Ada yang mau, namun banyak juga yang menolak. Sebab telur ayam negeri belum populer kala itu. Kebanyakan konsumennya adalah para warga negara asing. Karena mereka sudah mengenal telur ternakan Bob tersebut.

Ayam memberikan pelajaran berharga untuk mantan karyawam Lloyd tersebut dalam menjalani hidup. Dari caranya mencari makan, Bob mendapat satu motivasi penting untuk jenjang hidupnya kedepan. 

“Ayam yang hanya diberi paruh dan kaku saja, bisa hidup dan mencari makan sendiri. Kenapa manusia tidak?”

Dalam waktu singkat, Bob menjadi orang pertama yang menguasai hal-ikhwal tentang ayam broiler. Dirinya pun sampai berbangga hati akan prestasinya itu. Sampai-sampai IPB sempat mengundangnya untuk berceramah sebagai pakar ayam eropa tersebut.

Berkat literatur yang dibacanya dari majalah-majalah terbitan Belanda yang kala itu belum ada di Indonesia, Bob menjadi orang yang memperkenalkan telur ayam broiler, daging ayam broiler, lalu berbagai sayur segar seperti brokoli, paprika, jagung manis. Serta, Bob jugalah yang memperkenalkan teknologi tanaman hidroponik.

Dengan keuletannya dalam berwirausaha, Bob pada tahun 1970 akhirnya membuka Super Market. Sejak saat itu, Kem Chiks berdiri kokoh di daerah Kemang Jakarta Selatan. 

Ia membidik segmen khusus kelas atas. Segemen itu tetap dipertahankan sampai sekarang dan tetap digandrungi.
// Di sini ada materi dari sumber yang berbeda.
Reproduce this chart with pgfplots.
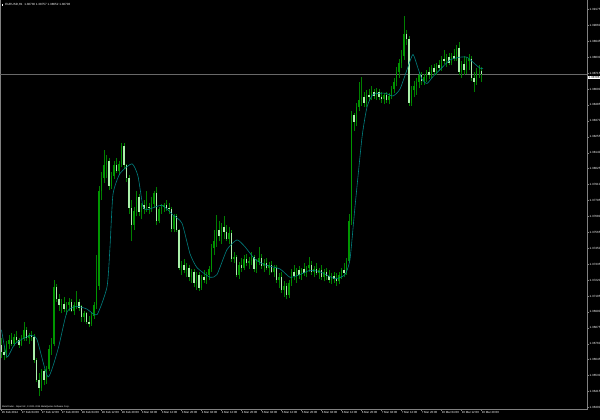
\documentclass[border=0pt]{standalone}
\usepackage{pgfplots}
\usepackage{pgfplotstable}
\pgfplotsset{compat=1.18}
\usepackage{fontspec}
\setmainfont{Liberation Sans}
\definecolor{wickc}{RGB}{0,128,0}
\definecolor{bullc}{RGB}{0,150,0}
\definecolor{bearc}{RGB}{170,240,170}
\definecolor{mac}{RGB}{0,128,128}
\definecolor{axc}{RGB}{128,128,128}
\definecolor{pricec}{RGB}{105,105,105}

\pgfplotstableread{
i o h l c
0 1.3675 1.3680 1.3666 1.3670
1 1.3670 1.3674 1.3664 1.3668
2 1.3668 1.3678 1.3666 1.3676
3 1.3676 1.3682 1.3672 1.3679
4 1.3679 1.3684 1.3674 1.3676
5 1.3676 1.3683 1.3674 1.3681
6 1.3681 1.3685 1.3677 1.3679
7 1.3679 1.3680 1.3673 1.3675
8 1.3675 1.3682 1.3674 1.3680
9 1.3680 1.3692 1.3678 1.3686
10 1.3686 1.3688 1.3678 1.3680
11 1.3680 1.3684 1.3676 1.3682
12 1.3682 1.3685 1.3678 1.3681
13 1.3681 1.3683 1.3662 1.3664
14 1.3664 1.3666 1.3648 1.3650
15 1.3650 1.3655 1.3638 1.3644
16 1.3644 1.3658 1.3642 1.3656
17 1.3656 1.3658 1.3646 1.3650
18 1.3650 1.3660 1.3647 1.3658
19 1.3658 1.3675 1.3656 1.3672
20 1.3672 1.3680 1.3668 1.3676
21 1.3676 1.3722 1.3674 1.3717
22 1.3717 1.3719 1.3706 1.3708
23 1.3708 1.3712 1.3700 1.3704
24 1.3704 1.3708 1.3698 1.3705
25 1.3705 1.3710 1.3699 1.3701
26 1.3701 1.3706 1.3697 1.3704
27 1.3704 1.3709 1.3700 1.3706
28 1.3706 1.3708 1.3699 1.3700
29 1.3700 1.3706 1.3697 1.3704
30 1.3704 1.3714 1.3701 1.3706
31 1.3706 1.3708 1.3700 1.3702
32 1.3703 1.3704 1.3692 1.3695
33 1.3695 1.3700 1.3692 1.3698
34 1.3698 1.3699 1.3690 1.3692
35 1.3692 1.3696 1.3688 1.3690
36 1.3690 1.3698 1.3689 1.3696
37 1.3696 1.3706 1.3694 1.3704
38 1.3704 1.3740 1.3701 1.3718
39 1.3718 1.3790 1.3715 1.3786
40 1.3786 1.3800 1.3780 1.3796
41 1.3796 1.3816 1.3792 1.3805
42 1.3805 1.3812 1.3796 1.3808
43 1.3808 1.3810 1.3787 1.3790
44 1.3790 1.3800 1.3788 1.3797
45 1.3797 1.3808 1.3795 1.3805
46 1.3805 1.3810 1.3799 1.3801
47 1.3801 1.3808 1.3798 1.3806
48 1.3806 1.3821 1.3804 1.3819
49 1.3819 1.3821 1.3802 1.3805
50 1.3805 1.3806 1.3793 1.3796
51 1.3796 1.3798 1.3770 1.3774
52 1.3774 1.3780 1.3750 1.3762
53 1.3762 1.3775 1.3758 1.3772
54 1.3772 1.3786 1.3768 1.3782
55 1.3782 1.3784 1.3768 1.3771
56 1.3771 1.3778 1.3766 1.3776
57 1.3776 1.3780 1.3770 1.3773
58 1.3773 1.3786 1.3771 1.3775
59 1.3775 1.3778 1.3770 1.3774
60 1.3774 1.3782 1.3771 1.3777
61 1.3777 1.3786 1.3774 1.3785
62 1.3785 1.3789 1.3762 1.3765
63 1.3765 1.3775 1.3763 1.3773
64 1.3773 1.3777 1.3770 1.3775
65 1.3775 1.3778 1.3771 1.3776
66 1.3776 1.3780 1.3772 1.3774
67 1.3774 1.3778 1.3770 1.3773
68 1.3773 1.3775 1.3757 1.3759
69 1.3759 1.3770 1.3757 1.3768
70 1.3768 1.3770 1.3757 1.3758
71 1.3758 1.3759 1.3729 1.3731
72 1.3731 1.3736 1.3726 1.3733
73 1.3733 1.3737 1.3727 1.3729
74 1.3729 1.3734 1.3724 1.3731
75 1.3731 1.3733 1.3721 1.3724
76 1.3724 1.3730 1.3720 1.3728
77 1.3728 1.3730 1.3717 1.3720
78 1.3720 1.3728 1.3715 1.3726
79 1.3726 1.3728 1.3714 1.3716
80 1.3716 1.3726 1.3715 1.3724
81 1.3724 1.3729 1.3720 1.3722
82 1.3722 1.3728 1.3719 1.3726
83 1.3726 1.3732 1.3722 1.3730
84 1.3730 1.3748 1.3728 1.3745
85 1.3745 1.3758 1.3740 1.3750
86 1.3750 1.3769 1.3746 1.3758
87 1.3758 1.3765 1.3750 1.3754
88 1.3754 1.3763 1.3748 1.3760
89 1.3760 1.3768 1.3752 1.3757
90 1.3757 1.3762 1.3750 1.3752
91 1.3752 1.3760 1.3748 1.3756
92 1.3756 1.3758 1.3735 1.3737
93 1.3737 1.3742 1.3734 1.3739
94 1.3739 1.3740 1.3724 1.3726
95 1.3726 1.3735 1.3723 1.3733
96 1.3733 1.3738 1.3728 1.3731
97 1.3731 1.3740 1.3729 1.3737
98 1.3737 1.3741 1.3732 1.3734
99 1.3734 1.3739 1.3730 1.3736
100 1.3736 1.3742 1.3733 1.3739
101 1.3739 1.3740 1.3728 1.3730
102 1.3730 1.3737 1.3727 1.3735
103 1.3735 1.3746 1.3733 1.3738
104 1.3738 1.3741 1.3730 1.3732
105 1.3732 1.3737 1.3728 1.3734
106 1.3734 1.3738 1.3729 1.3731
107 1.3731 1.3735 1.3726 1.3733
108 1.3733 1.3736 1.3727 1.3728
109 1.3728 1.3733 1.3724 1.3731
110 1.3731 1.3733 1.3720 1.3722
111 1.3722 1.3727 1.3716 1.3724
112 1.3724 1.3728 1.3713 1.3715
113 1.3715 1.3721 1.3710 1.3718
114 1.3718 1.3720 1.3708 1.3711
115 1.3711 1.3722 1.3709 1.3720
116 1.3720 1.3730 1.3718 1.3728
117 1.3728 1.3733 1.3722 1.3725
118 1.3725 1.3731 1.3720 1.3729
119 1.3729 1.3732 1.3723 1.3726
120 1.3726 1.3731 1.3722 1.3730
121 1.3730 1.3734 1.3725 1.3727
122 1.3727 1.3732 1.3724 1.3731
123 1.3731 1.3739 1.3728 1.3733
124 1.3733 1.3736 1.3726 1.3728
125 1.3728 1.3732 1.3724 1.3730
126 1.3730 1.3734 1.3726 1.3727
127 1.3727 1.3731 1.3723 1.3729
128 1.3729 1.3733 1.3722 1.3724
129 1.3724 1.3730 1.3721 1.3728
130 1.3728 1.3731 1.3722 1.3725
131 1.3725 1.3729 1.3720 1.3722
132 1.3722 1.3727 1.3719 1.3725
133 1.3725 1.3728 1.3720 1.3723
134 1.3723 1.3727 1.3718 1.3721
135 1.3721 1.3728 1.3719 1.3726
136 1.3726 1.3731 1.3723 1.3729
137 1.3729 1.3734 1.3724 1.3727
138 1.3727 1.3738 1.3726 1.3736
139 1.3736 1.3770 1.3734 1.3765
140 1.3765 1.3844 1.3762 1.3841
141 1.3841 1.3843 1.3830 1.3836
142 1.3836 1.3850 1.3833 1.3847
143 1.3847 1.3865 1.3844 1.3852
144 1.3852 1.3869 1.3848 1.3854
145 1.3854 1.3858 1.3847 1.3850
146 1.3850 1.3859 1.3847 1.3856
147 1.3856 1.3860 1.3851 1.3854
148 1.3854 1.3862 1.3852 1.3858
149 1.3858 1.3860 1.3853 1.3855
150 1.3855 1.3861 1.3852 1.3858
151 1.3858 1.3860 1.3852 1.3854
152 1.3854 1.3858 1.3850 1.3853
153 1.3853 1.3857 1.3849 1.3856
154 1.3856 1.3858 1.3850 1.3852
155 1.3852 1.3857 1.3849 1.3855
156 1.3855 1.3862 1.3853 1.3860
157 1.3860 1.3868 1.3857 1.3865
158 1.3865 1.3876 1.3862 1.3872
159 1.3872 1.3882 1.3868 1.3879
160 1.3879 1.3888 1.3875 1.3884
161 1.3884 1.3913 1.3881 1.3900
162 1.3900 1.3903 1.3892 1.3896
163 1.3896 1.3898 1.3848 1.3850
164 1.3850 1.3862 1.3848 1.3859
165 1.3859 1.3866 1.3854 1.3862
166 1.3862 1.3868 1.3856 1.3865
167 1.3865 1.3872 1.3861 1.3870
168 1.3870 1.3872 1.3863 1.3866
169 1.3866 1.3871 1.3863 1.3869
170 1.3869 1.3874 1.3865 1.3872
171 1.3872 1.3876 1.3867 1.3870
172 1.3870 1.3877 1.3868 1.3875
173 1.3875 1.3878 1.3870 1.3872
174 1.3872 1.3879 1.3870 1.3877
175 1.3877 1.3881 1.3873 1.3875
176 1.3875 1.3884 1.3873 1.3882
177 1.3882 1.3888 1.3878 1.3880
178 1.3880 1.3885 1.3876 1.3883
179 1.3883 1.3886 1.3877 1.3879
180 1.3879 1.3886 1.3877 1.3884
181 1.3884 1.3889 1.3880 1.3882
182 1.3882 1.3892 1.3880 1.3890
183 1.3890 1.3894 1.3870 1.3872
184 1.3872 1.3880 1.3868 1.3878
185 1.3878 1.3884 1.3870 1.3874
186 1.3874 1.3883 1.3871 1.3880
187 1.3880 1.3885 1.3874 1.3882
188 1.3882 1.3884 1.3866 1.3868
189 1.3868 1.3872 1.3858 1.3865
190 1.3865 1.3875 1.3863 1.3873
191 1.3873 1.3877 1.3868 1.3873
192 1.38730 1.38757 1.38652 1.38706
}\bars

\pgfplotstableread{
i m
0 1.3686
2.2 1.36665
5.4 1.3676
11.4 1.3682
14.2 1.3679
18.6 1.3652
22.6 1.3672
26.2 1.3699
30.2 1.3703
34.2 1.3701
38.2 1.3697
42.2 1.3717
43.4 1.3746
44.6 1.3784
47.4 1.3799
52.2 1.3806
54.6 1.3797
56.6 1.3775
58.6 1.3773
64.2 1.3776
68.6 1.3769
72.2 1.3763
75.4 1.3741
78.2 1.3731
83.4 1.3724
86.2 1.3726
90.2 1.3744
94.2 1.3751
97.4 1.3746
101.4 1.3737
105.4 1.3733
111.4 1.3730
115.4 1.3724
119.4 1.3726
123.4 1.3729
127.4 1.3728
133.4 1.3723
137.4 1.3726
139.4 1.3737
141.4 1.3775
144.2 1.3825
146.2 1.3847
148.6 1.3856
153.4 1.3857
156.6 1.3855
159.4 1.3860
162.6 1.3876
164.6 1.3885
166.6 1.3875
168.2 1.3867
170.2 1.3864
172.6 1.3869
175.4 1.3874
179.4 1.3881
183.4 1.3883
186.2 1.3883
188.2 1.3880
191.4 1.3875
192.6 1.3875
}\mavg

\begin{document}
\begin{tikzpicture}[x=1pt,y=1pt]
\useasboundingbox (0,0) rectangle (600,420);
\fill[black] (0,0) rectangle (600,420);
\begin{axis}[
  at={(0,8)}, anchor=south west,
  scale only axis, width=587pt, height=410pt,
  xmin=-0.6, xmax=234.2,
  ymin=1.36289, ymax=1.39251,
  axis line style={axc, line width=0.5pt},
  tick style={axc, line width=0.4pt},
  tick align=outside, major tick length=2pt,
  xtick pos=bottom, ytick pos=right, yticklabel pos=right,
  xtick={0,8,...,192},
  xticklabels={26 Feb 2014,27 Feb 04:00,27 Feb 12:00,27 Feb 20:00,28 Feb 04:00,28 Feb 12:00,28 Feb 20:00,3 Mar 04:00,3 Mar 12:00,3 Mar 20:00,4 Mar 04:00,4 Mar 12:00,4 Mar 20:00,5 Mar 04:00,5 Mar 12:00,5 Mar 20:00,6 Mar 04:00,6 Mar 12:00,6 Mar 20:00,7 Mar 04:00,7 Mar 12:00,7 Mar 20:00,10 Mar 04:00,10 Mar 12:00,10 Mar 20:00},
  xticklabel style={font=\fontsize{2.9}{3.4}\selectfont, text=white, anchor=north west, inner sep=0.4pt, xshift=-0.3pt},
  ytick={1.36300,1.36415,1.36530,1.36645,1.36760,1.36875,1.36990,1.37105,1.37220,1.37335,1.37450,1.37565,1.37680,1.37795,1.37910,1.38025,1.38140,1.38255,1.38370,1.38485,1.38600,1.38715,1.38830,1.38945,1.39060,1.39175},
  yticklabels={1.36300,1.36415,1.36530,1.36645,1.36760,1.36875,1.36990,1.37105,1.37220,1.37335,1.37450,1.37565,1.37680,1.37795,1.37910,1.38025,1.38140,1.38255,1.38370,1.38485,1.38600,1.38715,1.38830,1.38945,1.39060,1.39175},
  yticklabel style={font=\fontsize{3}{3.5}\selectfont, text=white, anchor=west, inner sep=0.4pt},
  clip=true,
]
% current price line
\addplot[pricec, line width=0.35pt] coordinates {(-0.6,1.38706) (234.2,1.38706)};
% wicks
\addplot[draw=wickc, line width=0.6pt, quiver={u=0, v=\thisrow{h}-\thisrow{l}}] table[x=i, y=l] {\bars};
% bull bodies
\addplot[draw=bullc, line width=1.3pt, quiver={u=0, v=\thisrow{c}-\thisrow{o}},
  x filter/.expression={\thisrow{c}>=\thisrow{o} ? x : nan}] table[x=i, y=o] {\bars};
% bear bodies
\addplot[draw=bearc, line width=1.3pt, quiver={u=0, v=\thisrow{c}-\thisrow{o}},
  x filter/.expression={\thisrow{c}<\thisrow{o} ? x : nan}] table[x=i, y=o] {\bars};
% moving average
\addplot[mac, line width=0.6pt, smooth, tension=0.35] table[x=i, y=m] {\mavg};
\end{axis}
% price box
\node[fill=white, text=black, anchor=west, inner sep=0.5pt, font=\fontsize{3}{3.5}\selectfont] at (588,420-77.6) {1.38706};
% title
\node[anchor=west, text=white, inner sep=0pt, font=\fontsize{3}{3.5}\selectfont] at (1.5,415) {\rule{1.6pt}{1.6pt}\hspace{2pt}EURUSD,H1\ \ 1.38730 1.38757 1.38652 1.38706};
% copyright
\node[anchor=west, text=white, inner sep=0pt, font=\fontsize{2.3}{2.8}\selectfont] at (2,12.7) {MetaTrader - Alpari UK, © 2001-2014 MetaQuotes Software Corp.};
\end{tikzpicture}
\end{document}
Pada 19 Januari 2015, Bambang Mustari Sadino alias Bob Sadino pergi meninggalkan dunia ini. Ia pergi meninggalakan warisan bagi keluarga dan mereka yang menekuni dunia usaha. 

Kata-katanya yang menusuk ternyata menjadi motivasi bagi mereka yang ingin mewujudkan cita-cita.